Want more transparency into your food supply? Take Food & Water Watch’s Foodopoly quiz to see what you know. Then read its new report Grocery Goliaths. After taking the quiz and reading the report — which examined sales in 100 grocery categories over the last few years — I must admit I’m astonished.
The Truth About Food Manufacturers
The study shows that a few companies dominate the sales of most grocery items. For example, almost 80% of breakfast cereals in 2012 were sold by only four companies: Kellogg Co., PepsiCo, Post Foods, and General Mills. Only three companies controlled the cracker market with 76.5% of sales. It’s jaw-dropping to realize the dozens of different brands you see lining the grocery store shelves are owned by a few large corporations.

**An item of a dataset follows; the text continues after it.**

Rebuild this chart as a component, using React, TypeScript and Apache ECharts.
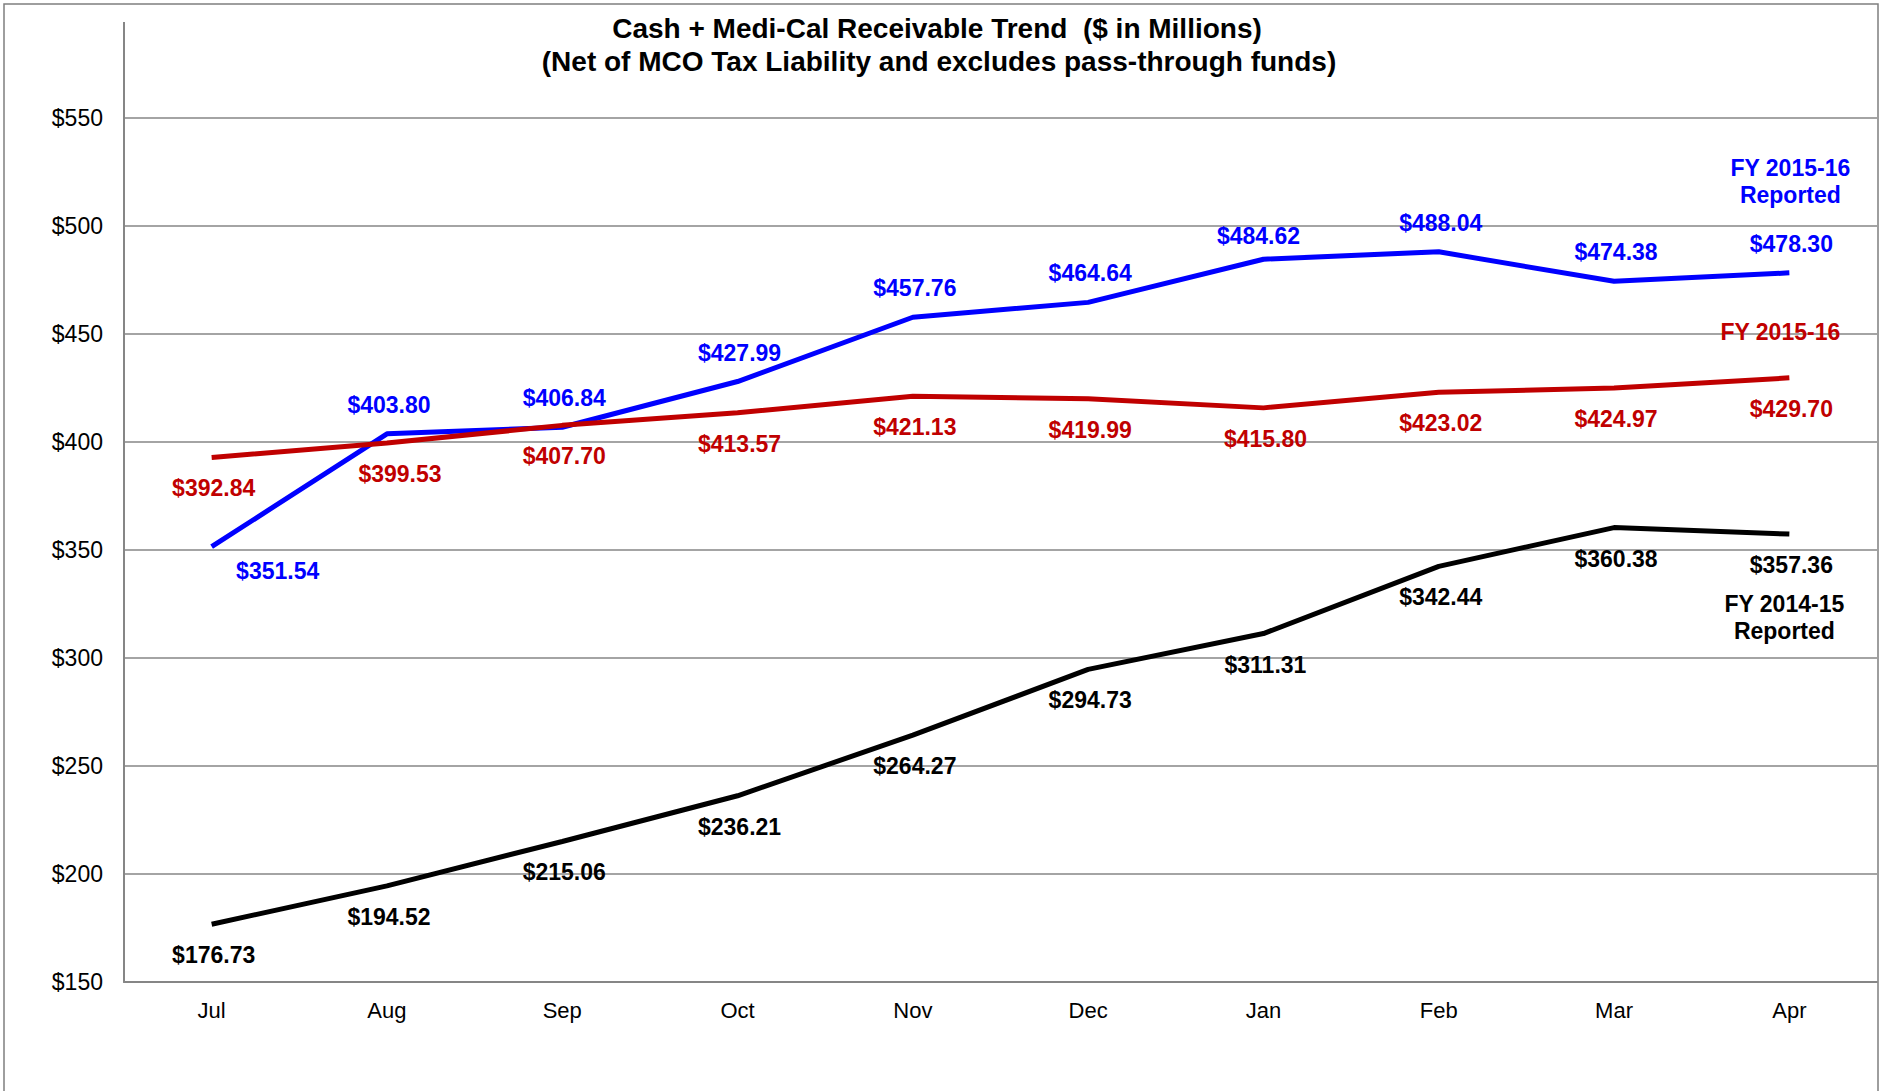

You think you have choices. Do you?
These large suppliers can sell higher volumes of food at lower prices, keeping smaller food companies off the grocery store shelves. And they buy out smaller brands, incorporating them into their portfolios to increase market control. They often sell multiple brands of the same product (which are frequently made in the same factory) giving you the illusion of having choices. This applies to organic and healthful brands too: Kashi and Bear Naked brands are owned by Kelloggs, but you can’t tell that by reading their labels or looking at their consumer-facing web sites. Buyer beware.
The Trouble With Supermarkets
Our food system issues don’t end with the suppliers. We used to shop at small, regionally-owned grocery stores — until the big supermarkets started snapping them up or forcing them out of business. Now, most of the money we spend on groceries goes to stores owned by a few mega-companies, including WalMart, Kroger, WalMart, and Safeway. Again, buyer beware. The Food & Water Watch report reveals: “Chains like the second largest grocery retailer Kroger still display the old regional store names like Dillons, Smith’s, Fred Meyer, King Soopers and others. Many shoppers may not even realize that their supermarket is owned by a national or even foreign grocery store chain.”

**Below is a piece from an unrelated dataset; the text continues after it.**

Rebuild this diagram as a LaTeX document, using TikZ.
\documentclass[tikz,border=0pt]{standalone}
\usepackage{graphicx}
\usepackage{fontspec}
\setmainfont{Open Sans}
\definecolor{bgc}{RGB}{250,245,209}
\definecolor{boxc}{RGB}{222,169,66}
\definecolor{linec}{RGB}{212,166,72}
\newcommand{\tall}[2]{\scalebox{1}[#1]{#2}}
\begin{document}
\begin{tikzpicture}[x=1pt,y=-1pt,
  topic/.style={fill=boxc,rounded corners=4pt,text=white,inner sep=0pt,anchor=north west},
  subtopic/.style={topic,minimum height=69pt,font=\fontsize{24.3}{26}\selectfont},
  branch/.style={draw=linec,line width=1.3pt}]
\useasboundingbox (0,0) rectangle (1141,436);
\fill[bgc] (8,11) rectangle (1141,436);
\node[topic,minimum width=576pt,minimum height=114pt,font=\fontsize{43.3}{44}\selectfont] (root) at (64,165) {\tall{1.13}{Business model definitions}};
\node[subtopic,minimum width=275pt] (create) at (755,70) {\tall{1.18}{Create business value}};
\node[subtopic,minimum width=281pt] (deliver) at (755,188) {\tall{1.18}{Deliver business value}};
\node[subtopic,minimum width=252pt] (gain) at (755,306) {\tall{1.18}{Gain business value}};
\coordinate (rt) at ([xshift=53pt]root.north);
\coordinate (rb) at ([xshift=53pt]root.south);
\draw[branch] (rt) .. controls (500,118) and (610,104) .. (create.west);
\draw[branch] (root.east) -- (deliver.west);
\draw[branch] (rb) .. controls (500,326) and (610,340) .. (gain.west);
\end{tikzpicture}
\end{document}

Large supermarkets buy lots of food, which drives food manufacturers to get bigger. This lowers the number of companies supplying the retailers. And the shopper pays the price with fewer choices and higher prices.
The Bottom Line
This is just U-G-L-Y ugly. We buy our groceries from giant, national supermarkets that support giant, multi-national food manufacturers. These mega-corporations control the supply, quality, variety, and price of the food we eat every day. Farmers make less money, small food producers don’t stand a chance, and we’ve lost the warmth of the family-owned corner market. If you want to learn more, go to the Foodopoly web site. Take the quiz, and read the report. Want even more? Read the book Foodopoly: The Battle Over the Future of Food and Farming in America, written by Food & Water Watch’s executive director, Wenonah Hauter.
A Personal Note
In the early 70s, my sister and I walked down the street to DiMaio’s market which was owned by our neighbors in Wayne, Pennsylvania. We’d buy Wacky Packs, Chick-o-Sticks, and other treats. It was an awesome little corner store. I was back in the area in the late 90s, and it was still there. In fact Bobby DiMaio — who is about my age — was manning the meat counter on that visit. I hope it’s still thriving.
Please, please, please support your small, local food and farm businesses.